Photo by Marsha Polier Grossman
|
By juxtaposing past and present, pinhole photographer Willie Anne Wright '45 gives glimpses of life using her camera that may startle the viewer into asking -- why is General Custer standing next to a Dodge truck?
In a recent exhibition, Civil War Redux: Pinhole Photographs by Willie Anne Wright, scheduled to close on Oct. 29 at the Chrysler Museum of Art in Norfolk, Va., she follows Civil War re-enactors and captures them in a way that eerily resembles Matthew Brady's original photography of that era.
"Willie Anne was one of the first, and continues to be one of the most important, artists working with the pinhole photographic process. Her Civil War Redux images beautifully utilize the ethereal quality of the pinhole image, appearing to open a passageway to the cataclysm of the Civil War," says Brooks Johnson, curator of photography, Chrysler Museum of Art. "It takes only a bit of imagination to see that with this timeless process, she appears to summon the ghosts of the past."

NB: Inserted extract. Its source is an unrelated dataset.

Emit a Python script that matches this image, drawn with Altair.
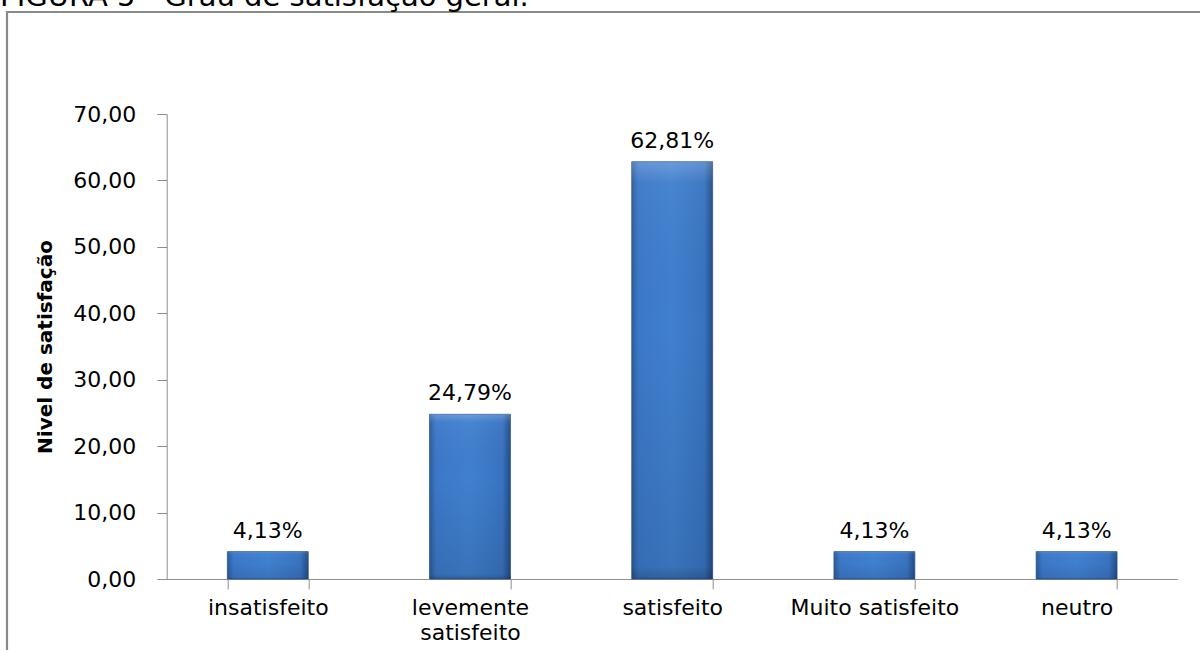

Another venue, the Mariners' Museum in Newport News, Va., will feature Wright's pinhole photography in The Monitor Revisited: Pinhole Photographs and Photomontages, opening Nov. 4, 2006 and running into spring 2007. This special exhibition will be made up of images Wright has taken of Civil War re-enactors and the full-scale replica of the USS Monitor.
"Preparing photomontages provides me a chance to learn more of the history of naval engagements in the Civil War and the participants involved," says Wright. But she doesn't turn her back on modern technology to create her images. "I confess to using 21st-century technology to find relevant 19th- century images. The Internet, the scanner and a printer were my tools to create montages and to make negatives from them."
A photography class assignment in 1972 -- creating a pinhole camera -- turned into a lifetime career for Wright. Taking the class in order to learn how to photograph her paintings, she instead discovered an art form that was a true expression of herself. Prior to the class, Wright was a painter for eight years. She finds inspiration for her photographs from 19th-century photographers such as Lewis Carroll and Julia Margaret Cameron.
"Events and personalities of long ago are still informing us," she says. "I agree with William Faulkner -- the past is not dead. It isn't even past."